Секс, фанатизм и истерия: Аманда Сайфрид рвёт шаблоны в «Завещании Энн Ли»
- Администратор
- 9 часов назад
- 2 мин. чтения

Фильм Моны Фастволд «Завещание Энн Ли» — это почти три часа религиозной истерики, конвульсий и секса, где Аманда Сайфрид играет фанатичку, готовую превратить собственное мучение в культ. Премьера ленты прошла на Венецианском фестивале.
С первых кадров зрителя бросают в грязную реальность XVIII века: детство Энн Ли в Англии — видения и кошмары, извращённый отец, навязанный брак с кузнецом (Кристофер Эббот), где секс — это насилие и наказания прутом. Четыре мёртвых ребёнка, смерть и боль превращаются в топливо для религиозного фанатизма.
Сайфрид вливается в роль на грани истерики: её героиня орёт, трясётся в конвульсиях, ведёт толпу в безумные пляски и заявляет, что секс — проклятие, отделяющее человека от Бога.
Эти сцены сняты с маниакальной энергией: толпа шейкеров топает, стонет, бьётся в экстазе. Недаром их прозвали «трясущиеся квакеры».
Кульминация безумия — тюремная сцена.
Энн арестовывают за шумные «моления», и здесь фильм берёт максимум художественных вольностей: героиня левитирует, а её тело покрывается белым мехом, будто она превращается в чудовище.
Дальше — переселение в Америку.
Энн уже провозглашают «Матерью», новой мессией.
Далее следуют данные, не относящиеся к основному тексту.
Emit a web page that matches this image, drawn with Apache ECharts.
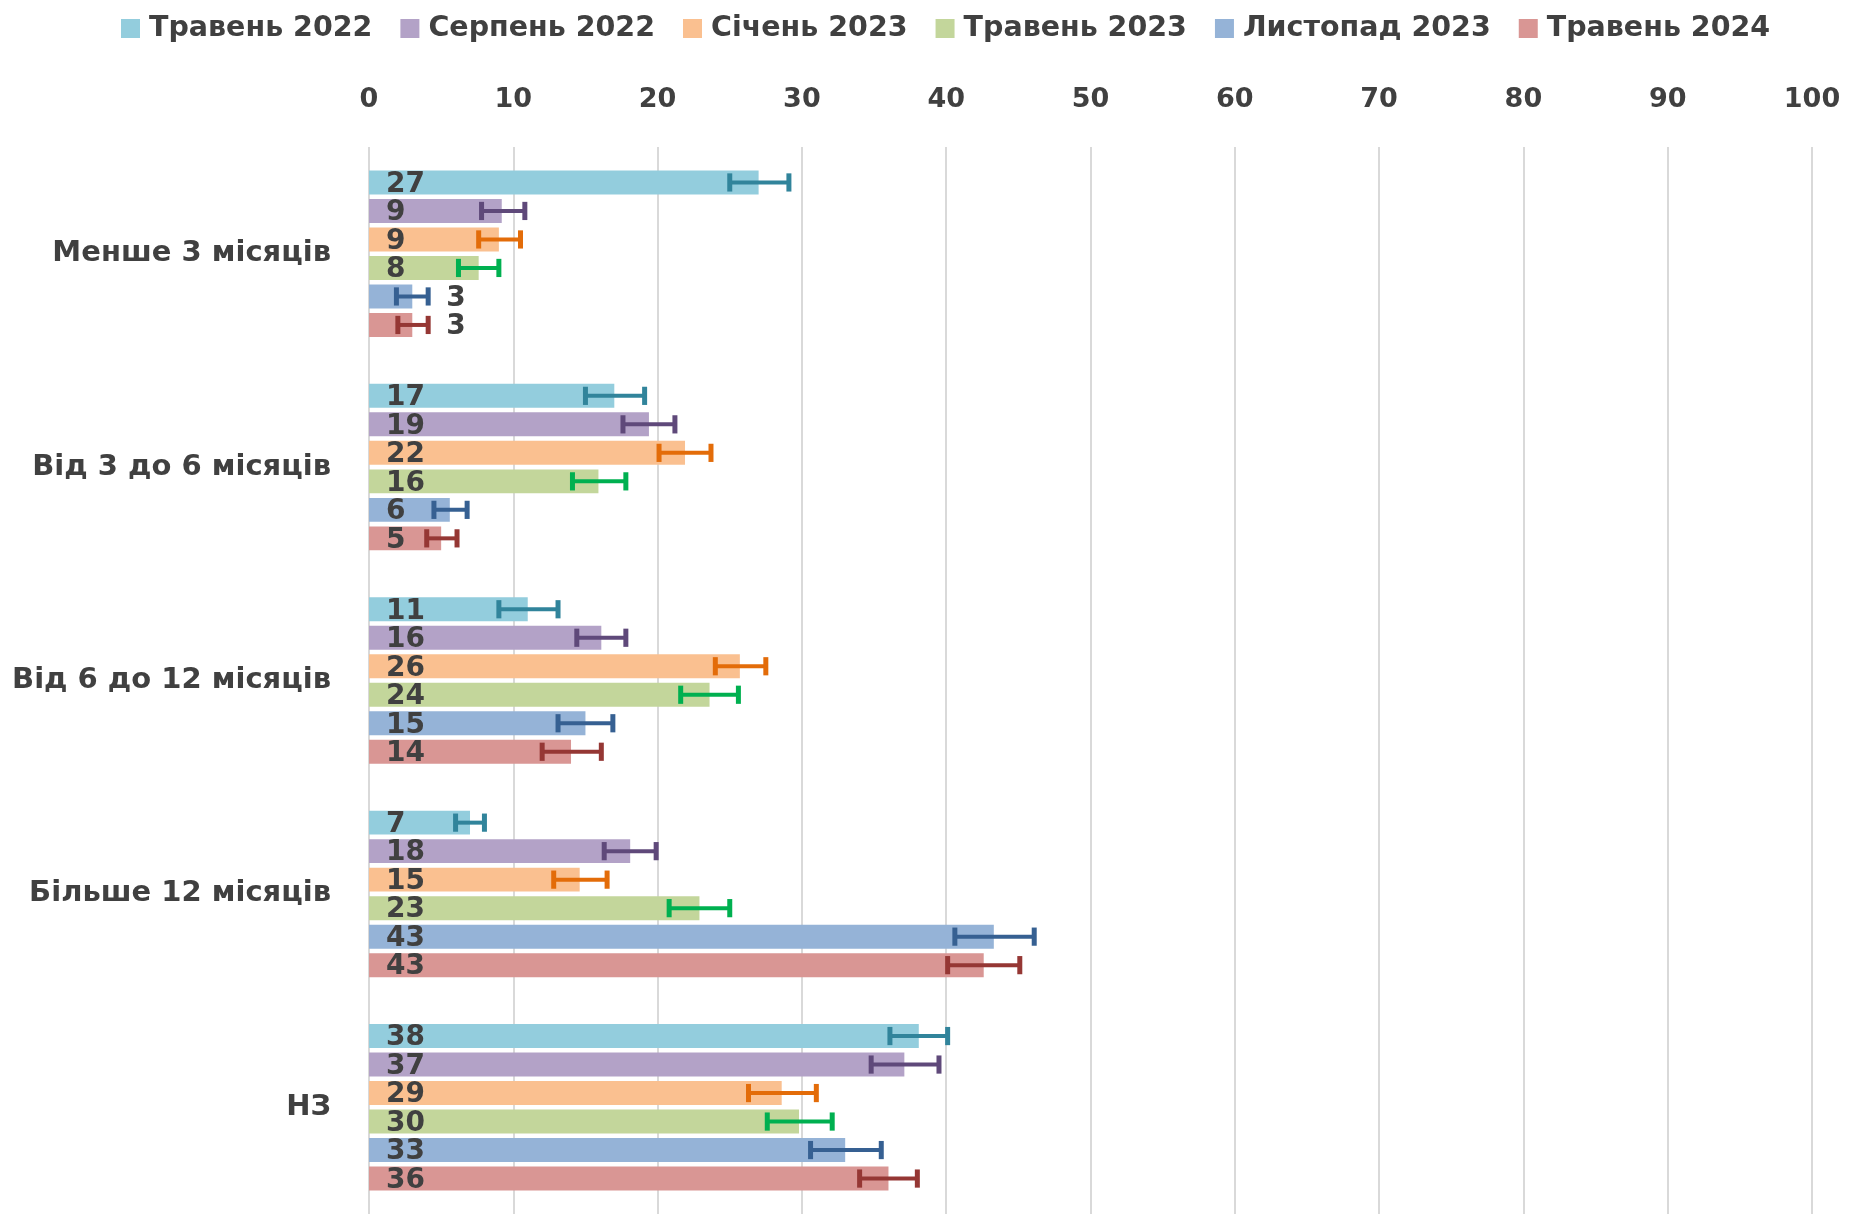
<!DOCTYPE html>
<html><head><meta charset="utf-8">
<script src="https://cdn.jsdelivr.net/npm/echarts@6/dist/echarts.min.js"></script>
<style>html,body{margin:0;padding:0;background:#fff}#c{width:1850px;height:1214px}</style>
</head><body><div id="c"></div>
<script>
const categories = ['Менше 3 місяців', 'Від 3 до 6 місяців', 'Від 6 до 12 місяців', 'Більше 12 місяців', 'НЗ'];
const seriesNames = ['Травень 2022', 'Серпень 2022', 'Січень 2023', 'Травень 2023', 'Листопад 2023', 'Травень 2024'];
const xTicks = [0, 10, 20, 30, 40, 50, 60, 70, 80, 90, 100];

// bar values (%)
const may2022 = [27.0, 17.0, 11.0, 7.0, 38.1];
const aug2022 = [9.2, 19.4, 16.1, 18.1, 37.1];
const jan2023 = [9.0, 21.9, 25.7, 14.6, 28.6];
const may2023 = [7.6, 15.9, 23.6, 22.9, 29.8];
const nov2023 = [3.0, 5.6, 15.0, 43.3, 33.0];
const may2024 = [3.0, 5.0, 14.0, 42.6, 36.0];

// error bars [low, high]
const may2022Err = [[25.0, 29.1], [15.0, 19.1], [9.0, 13.1], [6.0, 8.0], [36.1, 40.1]];
const aug2022Err = [[7.8, 10.8], [17.6, 21.2], [14.4, 17.8], [16.3, 19.9], [34.8, 39.5]];
const jan2023Err = [[7.6, 10.5], [20.1, 23.7], [24.0, 27.5], [12.8, 16.5], [26.3, 31.0]];
const may2023Err = [[6.2, 9.0], [14.1, 17.8], [21.6, 25.6], [20.8, 25.0], [27.6, 32.1]];
const nov2023Err = [[1.9, 4.1], [4.5, 6.8], [13.1, 16.9], [40.6, 46.1], [30.6, 35.5]];
const may2024Err = [[2.0, 4.1], [4.0, 6.1], [12.0, 16.1], [40.1, 45.1], [34.0, 38.0]];

const barValues = [may2022, aug2022, jan2023, may2023, nov2023, may2024];
const errValues = [may2022Err, aug2022Err, jan2023Err, may2023Err, nov2023Err, may2024Err];
const barColors = ['#93CDDD', '#B3A2C7', '#FAC090', '#C3D69B', '#95B3D7', '#D99694'];
const errColors = ['#31849B', '#5F497A', '#E36C09', '#00B050', '#366092', '#953734'];

const FONT = 'DejaVu Sans';
const TXT = '#404040';
const CAT_GAP = 0.22, BAR_GAP = 0.19, N = seriesNames.length;

const series = [];
barValues.forEach((vals, k) => {
  series.push({
    type: 'bar', name: seriesNames[k],
    barCategoryGap: (CAT_GAP * 100) + '%', barGap: (BAR_GAP * 100) + '%',
    itemStyle: { color: barColors[k] },
    data: vals.map(v => {
      const item = { value: v };
      if (v < 4) item.label = { position: 'right', distance: 34 };
      return item;
    }),
    label: {
      show: true, position: 'insideLeft', distance: 17, offset: [0, 2],
      formatter: p => String(Math.round(p.value)),
      fontFamily: FONT, fontWeight: 'bold', fontSize: 28, color: TXT
    },
    z: 2
  });
});
errValues.forEach((errs, k) => {
  series.push({
    type: 'custom', name: seriesNames[k],
    encode: { y: 0, x: [1, 2] },
    data: errs.map((e, i) => [i, e[0], e[1]]),
    z: 5,
    renderItem: (params, api) => {
      const cat = api.value(0);
      const pLo = api.coord([api.value(1), cat]);
      const pHi = api.coord([api.value(2), cat]);
      const band = api.size([0, 1])[1];
      const bw = band * (1 - CAT_GAP) / (N + (N - 1) * BAR_GAP);
      const total = N * bw + (N - 1) * bw * BAR_GAP;
      const y = pLo[1] - total / 2 + k * bw * (1 + BAR_GAP) + bw / 2;
      const cap = bw * 0.38;
      const st = { stroke: errColors[k], lineWidth: 4 };
      const stCap = { stroke: errColors[k], lineWidth: 5 };
      return {
        type: 'group', children: [
          { type: 'line', shape: { x1: pLo[0], y1: y, x2: pHi[0], y2: y }, style: st },
          { type: 'line', shape: { x1: pLo[0], y1: y - cap, x2: pLo[0], y2: y + cap }, style: stCap },
          { type: 'line', shape: { x1: pHi[0], y1: y - cap, x2: pHi[0], y2: y + cap }, style: stCap }
        ]
      };
    }
  });
});

const chart = echarts.init(document.getElementById('c'), null, { renderer: 'canvas' });
chart.setOption({
  animation: false,
  backgroundColor: '#ffffff',
  legend: {
    data: seriesNames, top: 9, left: 116,
    icon: 'rect', itemWidth: 19, itemHeight: 19, itemGap: 28,
    textStyle: { fontFamily: FONT, fontWeight: 'bold', fontSize: 28.5, color: TXT, padding: [0, 0, 0, 4] }
  },
  grid: { left: 369, right: 38, top: 147, height: 1078, containLabel: false },
  xAxis: {
    type: 'value', position: 'top', min: xTicks[0], max: xTicks[xTicks.length - 1], interval: 10,
    axisLine: { show: false }, axisTick: { show: false },
    axisLabel: { fontFamily: FONT, fontWeight: 'bold', fontSize: 27, color: TXT, margin: 34 },
    splitLine: { show: true, lineStyle: { color: '#D9D9D9', width: 2 } }
  },
  yAxis: {
    type: 'category', inverse: true, data: categories,
    axisLine: { show: false }, axisTick: { show: false },
    axisLabel: { fontFamily: FONT, fontWeight: 'bold', fontSize: 29, color: TXT, margin: 38, padding: [5, 0, 0, 0] }
  },
  series: series
});
</script></body></html>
Брат (Льюис Пуллман) отказывается от своей сексуальности ради «чистоты», муж после шести лет воздержания требует своё «право на жену», а фанатики продолжают верить в её святость.
На фоне — деревянные постройки, природа и новая община, которую постоянно атакуют «праведники», не переносящие чужой веры. Всё это идёт к кровавому финалу.
Визуально фильм ошеломляет: 70-мм плёнка, костюмы, гигантские сцены молитв и песнопений. Музыка — смесь старинных гимнов и электронного гула, от которого хочется выйти из зала.
Это не про «вдохновение», это про изнурение, пишут критики.
Но чем дольше смотришь, тем отчётливее понимаешь: в фильме нет Энн Ли как человека. Есть только фанатичка, машина для религиозного экстаза. Её проповеди звучат как истерика, её взгляды — как крик в пустоту.
Аманда Сайфрид смело идёт в разнос, но зрителю остаётся только наблюдать за марафоном боли и религиозного садо-мазо. Фильм можно восхищённо изучать как артхаусный эксперимент, но любить — почти невозможно.